I often struggle with how to accurately score movies. This topic is part of a series dealing with voting-related problems, challenges, phenomenons and paradoxes — all as part of a quest whose end-goal is to correctly reflect my appreciation of movies when rating them:
- • On what basis do you rate films ?
- • The rock/paper/scissors paradox: ranking A>B and B>C but C>A ?
- • Do you change your ratings ?
- • How to deal with our changing taste over time ?
- • How do you rate movies seen long ago ?
- • How do you rate movies you have abandoned halfway through ?
- • How granular are your ratings?
- • Do you rate ridiculously bad movies 0 or >0 ?
- • RULES that help you decide how to vote
- • How do you account for the novelty factor and the chronological order in which you watched your movies ?
- • How do you handle the observer effect ?
Hi everyone.
Do you change your ratings? Ever?
I guess, if someone rewatches a film and likes it more/less than the first time around, he/she will (obviously?) change the voting accordingly. So my question is rather:
Do you change your ratings without rewatching the film?
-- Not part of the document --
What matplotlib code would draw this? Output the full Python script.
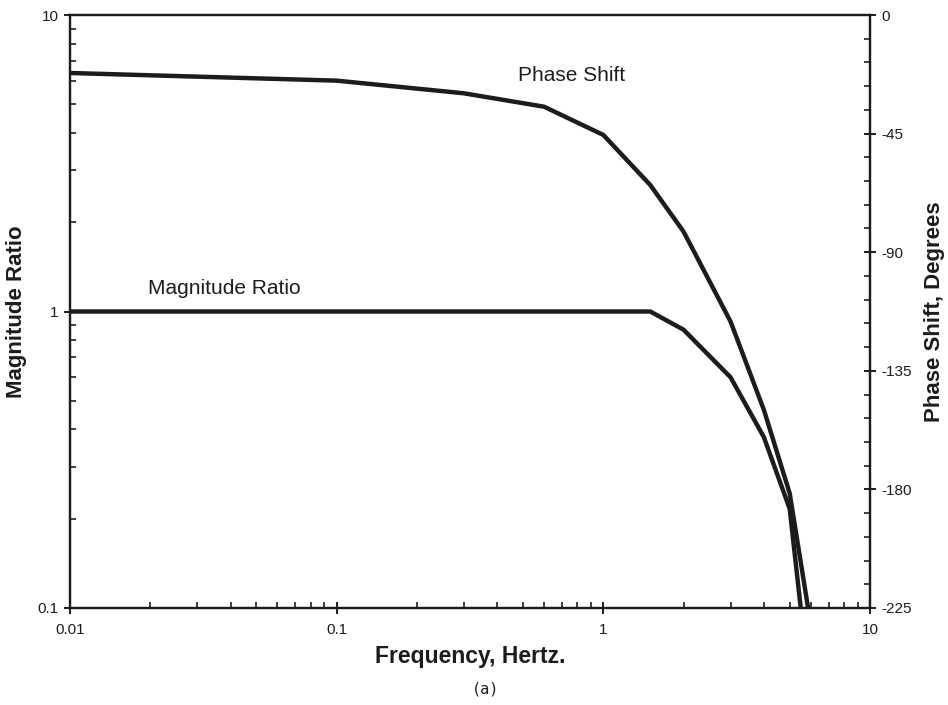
import matplotlib
matplotlib.use("Agg")
import matplotlib.pyplot as plt
from matplotlib.ticker import FixedLocator, MultipleLocator, NullFormatter

plt.rcParams['font.family'] = ['Liberation Sans', 'DejaVu Sans']
plt.rcParams['axes.unicode_minus'] = False

# Bode-type response: magnitude ratio (log) and phase shift (degrees)
mag_freq = [0.01, 0.1, 1.0, 1.5, 2.0, 3.0, 4.0, 5.0, 5.5]
mag_ratio = [1.0, 1.0, 1.0, 1.0, 0.868, 0.60, 0.377, 0.216, 0.1]

phase_freq = [0.01, 0.1, 0.3, 0.6, 1.0, 1.5, 2.0, 3.0, 4.0, 5.0, 5.86]
phase_deg = [-22.0, -24.9, -29.7, -34.8, -45.5, -64.5, -82.2, -116.3, -149.8, -181.5, -225.0]

x_ticks = [0.01, 0.1, 1, 10]
x_tick_labels = ['0.01', '0.1', '1', '10']
y_ticks = [0.1, 1, 10]
y_tick_labels = ['0.1', '1', '10']
phase_ticks = [0, -45, -90, -135, -180, -225]

ink = '#1c1c1c'

fig = plt.figure(figsize=(9.48, 7.05), dpi=100)
ax = fig.add_axes([0.0738, 0.1376, 0.8439, 0.8411])
ax2 = ax.twinx()

ax.plot(mag_freq, mag_ratio, color=ink, lw=3.2, solid_joinstyle='miter')
ax2.plot(phase_freq, phase_deg, color=ink, lw=3.2, solid_joinstyle='miter')

ax.set_xscale('log')
ax.set_yscale('log')
ax.set_xlim(0.01, 10)
ax.set_ylim(0.1, 10)
ax2.set_ylim(-225, 0)

ax.set_xticks(x_ticks)
ax.set_xticklabels(x_tick_labels)
ax.set_yticks(y_ticks)
ax.set_yticklabels(y_tick_labels)
ax.xaxis.set_minor_formatter(NullFormatter())
ax.yaxis.set_minor_formatter(NullFormatter())
ax2.yaxis.set_major_locator(FixedLocator(phase_ticks))
ax2.yaxis.set_minor_locator(MultipleLocator(9))

for a in (ax, ax2):
    for s in a.spines.values():
        s.set_linewidth(1.6)
        s.set_color(ink)

ax.tick_params(which='major', direction='inout', length=9, width=1.4, color=ink,
               labelsize=11, labelcolor=ink, top=False, right=False)
ax.tick_params(which='minor', direction='in', length=4, width=1.2, color=ink,
               top=False, right=False)
ax.tick_params(axis='x', which='major', pad=6)
ax2.tick_params(which='major', direction='inout', length=9, width=1.4, color=ink,
                labelsize=11, labelcolor=ink)
ax2.tick_params(which='minor', direction='in', length=4, width=1.2, color=ink)

ax.set_xlabel('Frequency, Hertz.', fontsize=16.5, fontweight='bold', color=ink, labelpad=6)
ax.set_ylabel('Magnitude Ratio', fontsize=16, fontweight='bold', color=ink)
ax2.set_ylabel('Phase Shift, Degrees', fontsize=16, fontweight='bold', color=ink)
ax.yaxis.set_label_coords(-0.054, 0.5)
ax2.yaxis.set_label_coords(1.068, 0.5)

ax.text(0.038, 1.2, 'Magnitude Ratio', fontsize=15, color=ink, ha='center', va='center')
ax2.text(0.76, -23.0, 'Phase Shift', fontsize=15, color=ink, ha='center', va='center')

fig.text(0.512, 0.022, '(a)', fontsize=11, color=ink, ha='center', va='center',
         family=['DejaVu Sans Mono', 'DejaVu Sans'])

fig.savefig('out.png', dpi=100)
Example given: Let's say you have scored "film X" 70/100. Some days or weeks later you look at the score and somehow remember it to be worse than the score you have given it. So would you downgrade your vote?
argument in favour of changing one's vote:
Sometimes it takes a while to get a real sense of the feelings one has for a film. Also, sometimes you see that there is not much left of the film (in terms of depth, content and storyline) once the direct emotional impact (suspense, shock, thrill) has worn off. So changing the voter later takes account of how much someone truly liked a film on a long-term basis (not just the first few hours).
argument against changing one's vote:
The human mind always forgets information, and normally this occurs incrementally over time. When someone downgrades a film 4 weeks later (kind of engaging in historical revisionism), this might take place because the person doesn't actively recall some of the stuff that made the film great in his/her eyes in the first place (even if passively remembering those scenes when asked about or reading about them). 4 weeks later you don't have the beautiful music in your ears, you don't see the superb lighting, you don't necessarily feel the film's mood entirely given that much has taken place in your life in the meantime, thereby affecting your current mood at the moment of changing your vote. The problem is that, by definition, one doesn't know, what one forgot. So if you gave the film a score of 70 and 4 weeks later you downgrade your vote to 60 or 65, chances are that you don't actively recall the stuff contributing to the 5 or 10 point difference.